Itotty

宇宙でいちばんあかるい屋根のItottyのレビュー・感想・評価

3.6
お父さんとお母さんとは仲良しだ。とても優しいし、穏やかだし。ただ、お母さんは自分を産んでくれたお母さんじゃない。そんなお母さんのお腹には新しい命ができた。私はどうすればいいんだろう。私はいったい。。


そんな悩みや葛藤をかかえた主人公がふと出会った星ばあ。
何者なのかわからないし、別にきちんとしてもない。でもまっすぐで裏表がない。思ったことそのまんま伝えてくる感じ。嫌いになれない。

星ばあに気付かされる。
街の屋上からはいろんな家の明かりと屋根が見える。
屋根を見れば生活がわかる。
屋根の数だけ生き方も形も違う。
だから今の家族の形だって、血のつながりだって気にすんな。
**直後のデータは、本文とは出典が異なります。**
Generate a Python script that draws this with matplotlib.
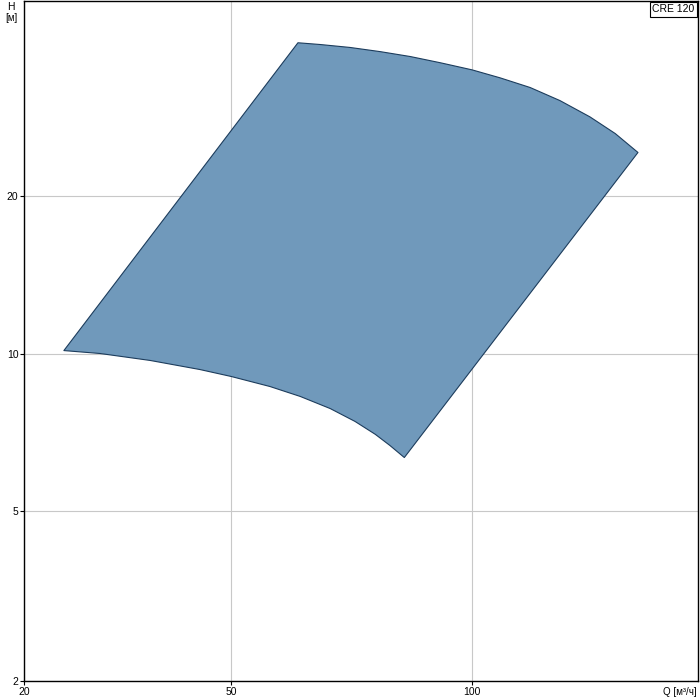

って。
どんな屋根だっていい。
そこが温かい屋根の下ならば。


思春期の頃の繊細な感覚はもうほとんど忘れつつある今、家族や血のつながりという切り口から、その繊細な部分に寄り添うように物語が進む。
決して同じ環境を体験した身としての共感ではないけれど、誰しもにある、あのころの気持ちや感覚を想像して思い起こさせてくれるような、静かで穏やかな映像がとてもよかった。